What these examples show is that neither competence of the authors not prestige of the journal is any guarantee that the results of a meta-analysis do not need checking. Expert authors make mistakes that the review process does not correct. It therefore follows that an important standard by which a meta-analysis is to be judged is checkability. I propose that the following five points should be adopted by the community of meta-analysts and users if we are to improve the reliability of meta-analysis.
1. Be vigilant about double counting.
2. Make results checkable.
3. Describe approaches to analysis in detail.
4. Judge the meta-analysis not the analyst.
5. Create a culture of correction.
As regards the first of these, I hope that I have given sufficient examples to put potential users on guard. Although I consider that quality checklists, however good, are of little relevance when deciding whether to trust a meta-analysis, they are potentially useful in warning would-be analysts what to consider. In this respect, however, the current favourite, the Oxman and Guyatt score, is quite inadequate as it does not warn the user of potential problems. Furthermore it has a bias in favour of inclusion. The ten points included (see Oxman et al [
2] page 1272), are
1. Were the search methods reported?
2. Was the search comprehensive?
3. Were the inclusion criteria reported?
4. Was selection bias avoided?
5. Were the validity criteria reported?
6. Was validity assessed appropriately?
7. Were the methods used to combine studies reported?
8. Were the findings combined appropriately?
9. Were the conclusions supported by the reported data?
10. What was the overall scientific quality of the overview?
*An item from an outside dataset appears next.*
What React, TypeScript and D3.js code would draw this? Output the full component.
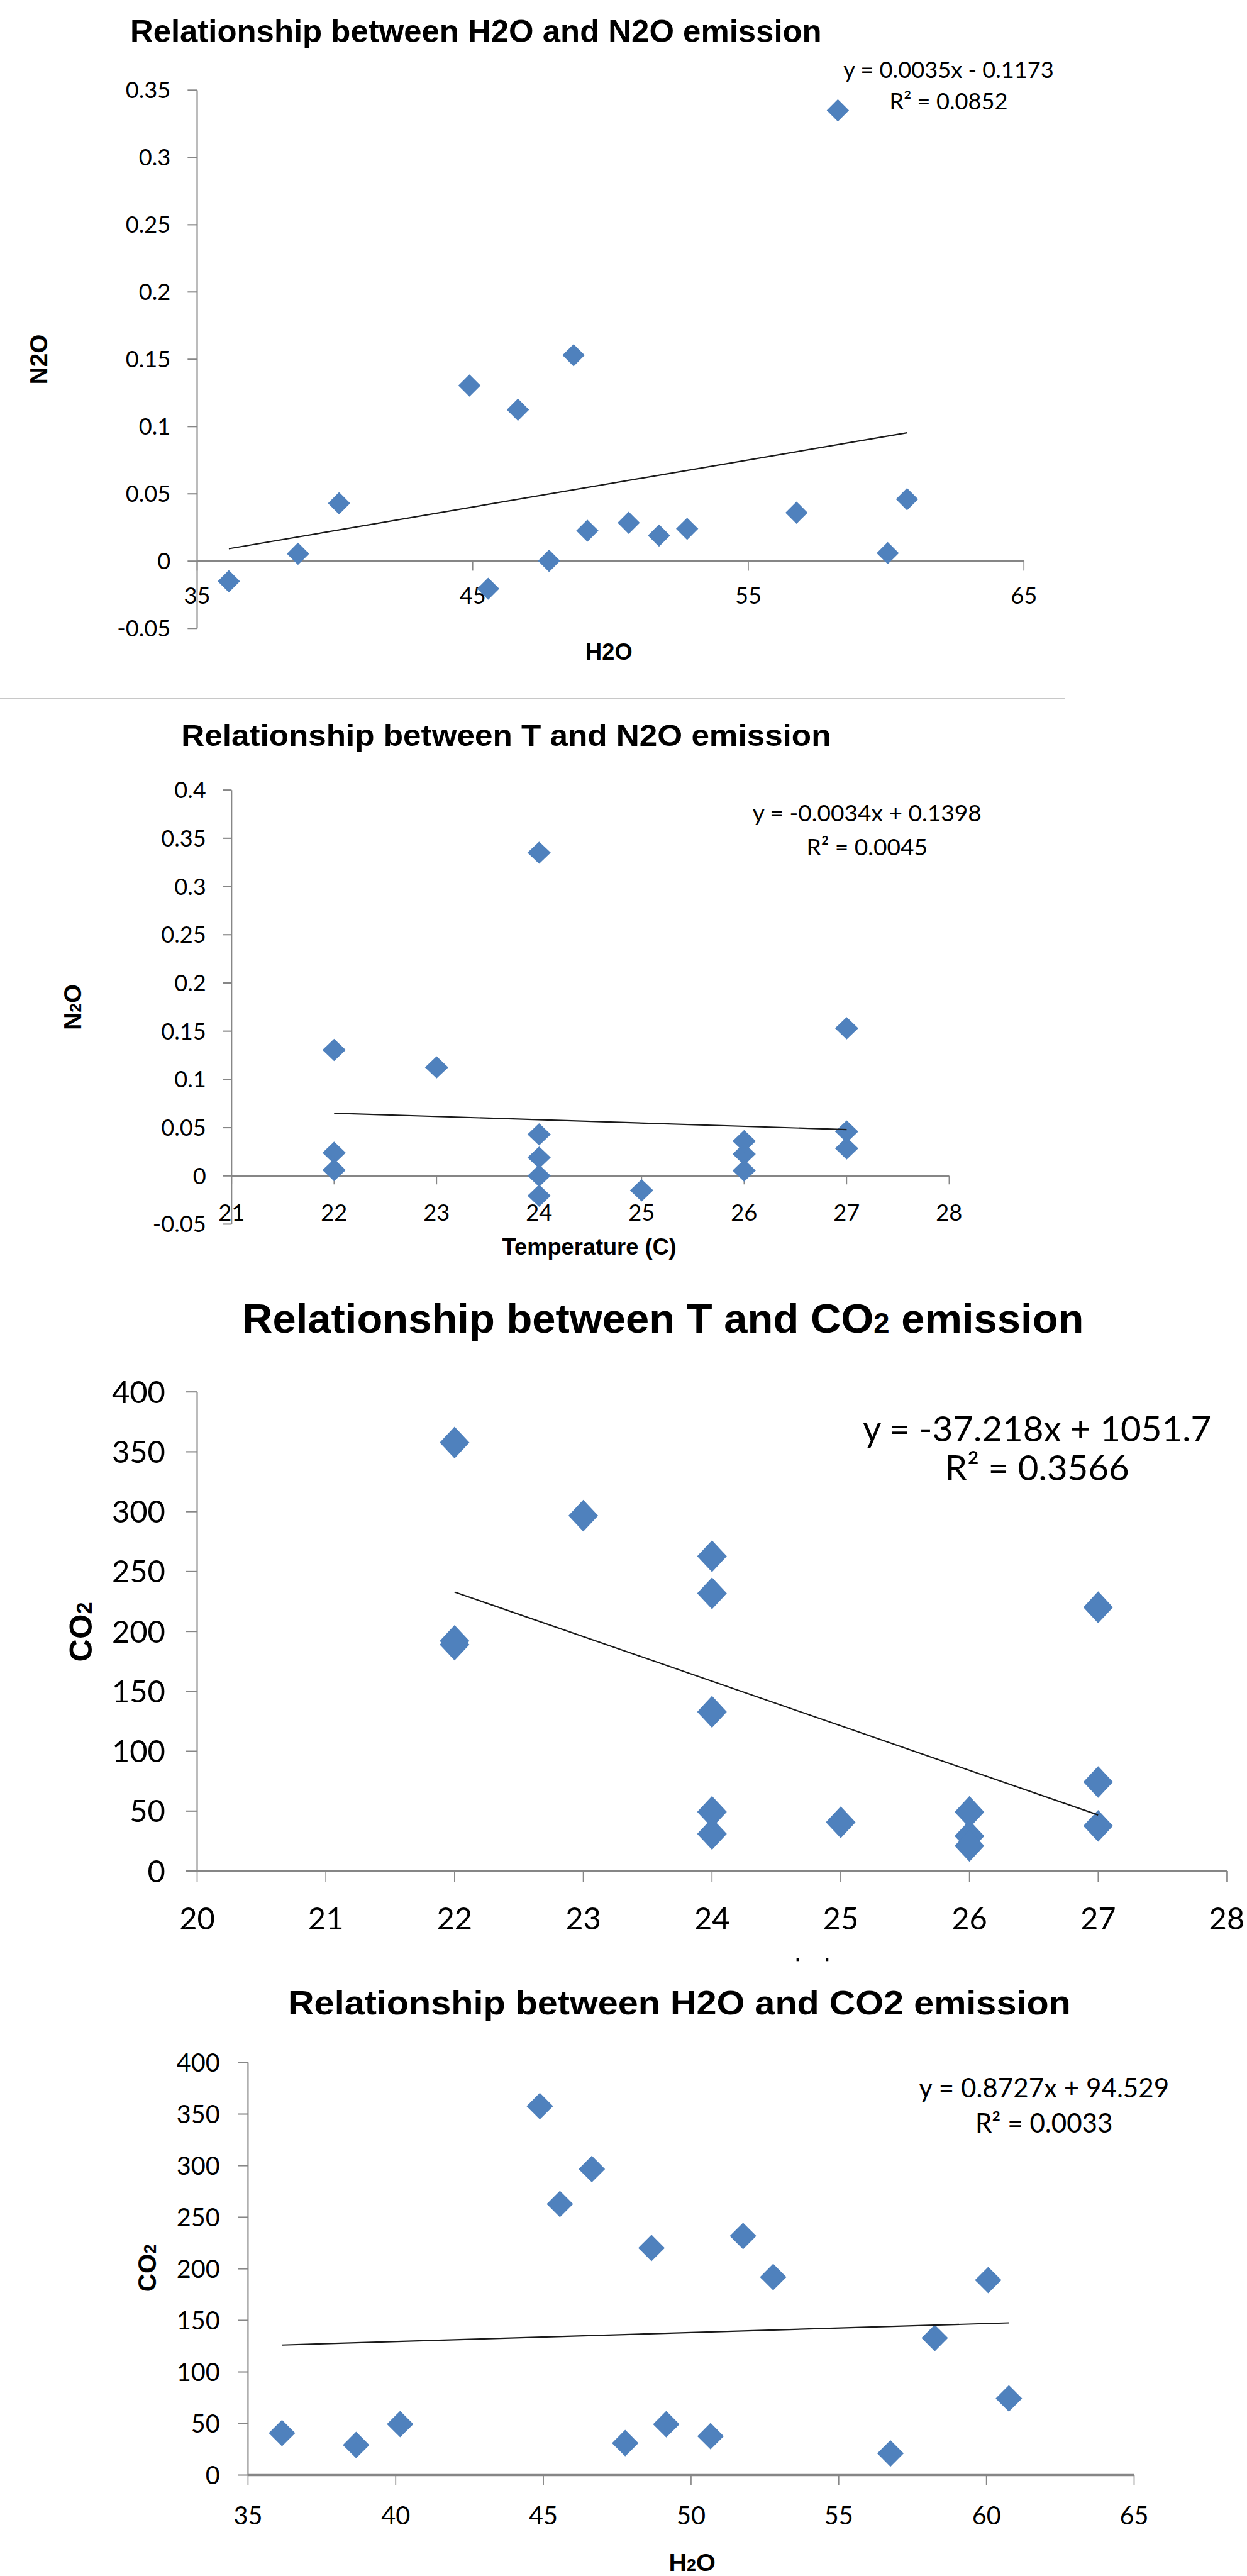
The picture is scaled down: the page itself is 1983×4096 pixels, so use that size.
import * as d3 from "d3";

// 16 samples, sorted by soil water content
const h2o = [36.15, 38.66, 40.15, 44.88, 45.56, 46.64, 47.77, 48.66, 49.16, 50.66, 51.76, 52.78, 56.75, 58.25, 60.06, 60.76];
const temp = [25, 26, 24, 22, 24, 23, 24, 27, 26, 27, 24, 22, 26, 24, 22, 27];
const n2o = [-0.015, 0.0055, 0.043, 0.1305, -0.0205, 0.1125, 0.0002, 0.153, 0.0226, 0.0285, 0.019, 0.024, 0.036, 0.335, 0.006, 0.046];
const co2 = [40.7, 29.2, 49.4, 357.7, 262.8, 296.7, 31, 220.2, 49.3, 37.7, 231.8, 192, 21, 132.9, 189, 74.3];

const titles = [
  "Relationship between H2O and N2O emission",
  "Relationship between T and N2O emission",
  "Relationship between T and CO₂ emission",
  "Relationship between H2O and CO2 emission",
];
const equations = ["y = 0.0035x - 0.1173", "y = -0.0034x + 0.1398", "y = -37.218x + 1051.7", "y = 0.8727x + 94.529"];
const rSquared = ["R² = 0.0852", "R² = 0.0045", "R² = 0.3566", "R² = 0.0033"];
const slopes = [0.0035, -0.0034, -37.218, 0.8727];
const intercepts = [-0.1173, 0.1398, 1051.7, 94.529];
const xLabels = ["H2O", "Temperature (C)", "", "H₂O"];
const yLabels = ["N2O", "N₂O", "CO₂", "CO₂"];

const n2oTicksA = [-0.05, 0, 0.05, 0.1, 0.15, 0.2, 0.25, 0.3, 0.35];
const n2oTicksB = [-0.05, 0, 0.05, 0.1, 0.15, 0.2, 0.25, 0.3, 0.35, 0.4];
const co2Ticks = [0, 50, 100, 150, 200, 250, 300, 350, 400];
const h2oTicksA = [35, 45, 55, 65];
const h2oTicksB = [35, 40, 45, 50, 55, 60, 65];
const tempTicksA = [21, 22, 23, 24, 25, 26, 27, 28];
const tempTicksB = [20, 21, 22, 23, 24, 25, 26, 27, 28];

const NUM_FONT = "Lato, 'Open Sans', sans-serif";
const BOLD_FONT = "'Liberation Sans', Arial, sans-serif";
const BLUE = "#4F81BD";
const AXIS = "#868686";

// layout in reference pixels (the svg viewBox scales everything by 0.842)
const panels = [
  {
    xs: h2o, ys: n2o, xTicks: h2oTicksA, yTicks: n2oTicksA,
    xDomain: [35, 65], xRange: [372, 1932], yDomain: [-0.05, 0.35], yRange: [1185.5, 170],
    title: { x: 898, y: 79, size: 60, width: 1305 },
    yLab: { x: 73, y: 678, size: 46 }, xLab: { x: 1149, y: 1229, size: 43 },
    legend: { x: 1790, y1: 131, y2: 191, size: 43 },
    tickSize: 43, yTickRight: 322, xTickY: 1124, tickLen: 18, xAxisW: 3, mw: 21, mh: 21,
  },
  {
    xs: temp, ys: n2o, xTicks: tempTicksA, yTicks: n2oTicksB,
    xDomain: [21, 28], xRange: [437, 1791], yDomain: [-0.05, 0.4], yRange: [2309.5, 1490.4],
    title: { x: 955, y: 1407, size: 58, width: 1226 },
    yLab: { x: 137, y: 1900, size: 46 }, xLab: { x: 1112, y: 2352, size: 43 },
    legend: { x: 1636, y1: 1534, y2: 1598, size: 44 },
    tickSize: 43, yTickRight: 389, xTickY: 2288, tickLen: 16, xAxisW: 3, mw: 22, mh: 21,
  },
  {
    xs: temp, ys: co2, xTicks: tempTicksB, yTicks: co2Ticks,
    xDomain: [20, 28], xRange: [372, 2315], yDomain: [0, 400], yRange: [3530, 2626],
    title: { x: 1251, y: 2514, size: 76, width: 1588 },
    yLab: { x: 152, y: 3079, size: 60 }, xLab: { x: 1530, y: 3697, size: 40 },
    legend: { x: 1957, y1: 2696, y2: 2769, size: 67 },
    tickSize: 58, yTickRight: 312, xTickY: 3619, tickLen: 21, xAxisW: 4, mw: 28, mh: 30,
  },
  {
    xs: h2o, ys: co2, xTicks: h2oTicksB, yTicks: co2Ticks,
    xDomain: [35, 65], xRange: [468, 2140], yDomain: [0, 400], yRange: [4669.7, 3891.3],
    title: { x: 1282, y: 3800, size: 63, width: 1477 },
    yLab: { x: 277, y: 4279, size: 48 }, xLab: { x: 1306, y: 4834, size: 47 },
    legend: { x: 1970, y1: 3939, y2: 4006, size: 50 },
    tickSize: 47, yTickRight: 415, xTickY: 4746, tickLen: 19, xAxisW: 4, mw: 25, mh: 25,
  },
];

// renders "₂" as a smaller 2 on the baseline, like the original
function Sub({ text, size }: { text: string; size: number }) {
  const parts = text.split("₂");
  return (
    <>
      {parts.map((p, k) => (
        <tspan key={k}>
          {k > 0 && <tspan fontSize={size * 0.68}>2</tspan>}
          {p}
        </tspan>
      ))}
    </>
  );
}

function Panel({ p, i }: { p: any; i: number }) {
  const x = d3.scaleLinear().domain(p.xDomain).range(p.xRange);
  const y = d3.scaleLinear().domain(p.yDomain).range(p.yRange);
  const ax = p.xRange[0];
  const yZero = y(0);
  const [lo, hi] = d3.extent(p.xs as number[]) as [number, number];
  const trend = d3.line()([
    [x(lo), y(slopes[i] * lo + intercepts[i])],
    [x(hi), y(slopes[i] * hi + intercepts[i])],
  ]);
  const diamond = (cx: number, cy: number) =>
    `M${cx},${cy - p.mh}L${cx + p.mw},${cy}L${cx},${cy + p.mh}L${cx - p.mw},${cy}Z`;

  return (
    <g>
      <text x={p.title.x} y={p.title.y} textAnchor="middle" fontFamily={BOLD_FONT} fontWeight="bold"
        fontSize={p.title.size} textLength={p.title.width} lengthAdjust="spacingAndGlyphs" fill="#000">
        <Sub text={titles[i]} size={p.title.size} />
      </text>

      {/* y axis */}
      <line x1={ax} x2={ax} y1={y(p.yDomain[1])} y2={y(p.yDomain[0])} stroke={AXIS} strokeWidth={2.5} />
      {p.yTicks.map((t: number) => (
        <g key={"y" + t}>
          <line x1={ax - p.tickLen} x2={ax} y1={y(t)} y2={y(t)} stroke={AXIS} strokeWidth={2.5} />
          <text x={p.yTickRight} y={y(t)} dy="0.36em" textAnchor="end" fontFamily={NUM_FONT}
            fontSize={p.tickSize} fill="#000">{String(t)}</text>
        </g>
      ))}

      {/* x axis crosses at zero */}
      <line x1={ax} x2={p.xRange[1]} y1={yZero} y2={yZero} stroke={AXIS} strokeWidth={p.xAxisW} />
      {p.xTicks.map((t: number) => (
        <g key={"x" + t}>
          <line x1={x(t)} x2={x(t)} y1={yZero} y2={yZero + p.tickLen} stroke={AXIS} strokeWidth={2} />
          <text x={x(t)} y={p.xTickY} dy="0.36em" textAnchor="middle" fontFamily={NUM_FONT}
            fontSize={p.tickSize} fill="#000">{String(t)}</text>
        </g>
      ))}

      <text transform={`translate(${p.yLab.x},${p.yLab.y}) rotate(-90)`} dy="0.36em" textAnchor="middle"
        fontFamily={BOLD_FONT} fontWeight="bold" fontSize={p.yLab.size} fill="#000">
        <Sub text={yLabels[i]} size={p.yLab.size} />
      </text>
      {xLabels[i] ? (
        <text x={p.xLab.x} y={p.xLab.y} dy="0.36em" textAnchor="middle" fontFamily={BOLD_FONT}
          fontWeight="bold" fontSize={p.xLab.size} fill="#000">
          <Sub text={xLabels[i]} size={p.xLab.size} />
        </text>
      ) : (
        // the axis title of this chart is cut off in the source; only two specks remain
        <g fill="#000">
          <rect x={p.xLab.x - 27} y={p.xLab.y - 3} width={5} height={6} />
          <rect x={p.xLab.x + 28} y={p.xLab.y - 3} width={5} height={6} />
        </g>
      )}

      {p.xs.map((v: number, k: number) => (
        <path key={k} d={diamond(x(v), y(p.ys[k]))} fill={BLUE} />
      ))}
      <path d={trend ?? ""} stroke="#1a1a1a" strokeWidth={2.6} fill="none" />

      <g fontFamily={NUM_FONT} fontSize={p.legend.size} fill="#000" textAnchor="middle">
        <text x={p.legend.x} y={p.legend.y1} dy="0.36em">{equations[i]}</text>
        <text x={p.legend.x} y={p.legend.y2} dy="0.36em">{rSquared[i]}</text>
      </g>
    </g>
  );
}

export default function App() {
  return (
    <div style={{ position: "absolute", left: 0, top: 0, background: "#fff" }}>
      <svg width={1983} height={4096} viewBox="0 0 2353 4860" style={{ display: "block" }}>
        <rect width={2353} height={4860} fill="#fff" />
        <line x1={0} x2={2010} y1={1318} y2={1318} stroke="#C8C8C8" strokeWidth={2} />
        {panels.map((p, i) => (
          <Panel key={i} p={p} i={i} />
        ))}
      </svg>
    </div>
  );
}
Of the points, one, point 2, explicitly stresses the importance of being comprehensive and five (points 1,3,4,5 and 6) also address inclusion, whereas it would have to be a researcher who was already sensitised to the problem of double counting (say) who took point 8 as being a reminder to pay attention to this.
The implementation of my second proposal is partly constrained by resources. One inherent advantage that meta-analyses of the Cochrane Collaboration have over others is the amount of space that is allowed compared to journals. This is a point in their favour. However technological advances are making it easier for journals to match this through supplementary material provided on the web and this is what we have to strive for.
The third point requires a recognition and acceptance that meta-analysis is, contrary to what is sometimes maintained, not simple after all. It is not just a question of pushing data into some software sausage machine and waiting for a summary to appear. Empowering the statistically innocent to perform statistical analyses has its drawbacks. Many choices have to be made along the way and not all are uncontroversial. In consequence it is necessary to describe those choices in some detail.
The fourth point is that we should recognise that even experts can make mistakes and even those with motives we mistrust can have good arguments. There is a rather silly secondary literature of meta-analysis that seeks to award quality points for overviews from this or that source. Even if the quality instruments being used were appropriate (and they are not) the false positives and negatives in any screening procedure based on such class scores would be so numerous as to make the information nearly worthless in judging whether to trust an individual analysis. Consider the case of Lee's checks [
17] and Hackshaw et al's meta-analysis [
16]. Lee works as a consultant to the tobacco industry – enough reason to distrust him when passive smoking is being discussed, many would say. Hackshaw et al are public health experts with a considerable reputation. Enough grounds to trust them, many (including me) would claim. However, the trust or mistrust we have in the meta-analysts is irrelevant once we have got to the point of debating a scientific issue such as whether a quoted standard error must be too small.
My final point is that journals should devote more space to the correction of previous work and that we need a mechanism for flagging problems with papers once identified. For example, as far as I am aware, the
BMJ has not issued notes correcting either of the two meta-analyses [
12,
37] mentioned in this article, despite the fact that the problems have been pointed out to the editors. Peter Lee [
17] drew attention in
Statistics in Medicine (
SiM) to the problem with the
BMJ paper on passive smoking but a recent paper [
38] in
SiM not only does not cite Lee but cites the paper on passive smoking and uses it to illustrate a method to deal with missing studies, the opposite of the
known problem! The editors of the
Journal of The Royal Statistical Society Series C refused to publish a letter by Andy Grieve and me pointing to some problems with Peters et al [
22], including that mentioned here. Over
two years after I informed the Cochrane Collaboration regarding the double counting in the otitis media meta-analysis [
39], there is still no correction. The editors of
JAMA initially declined to take any action regarding the corresponding paper [
9] when I brought it to their attention and I still wait to see what they will do about it.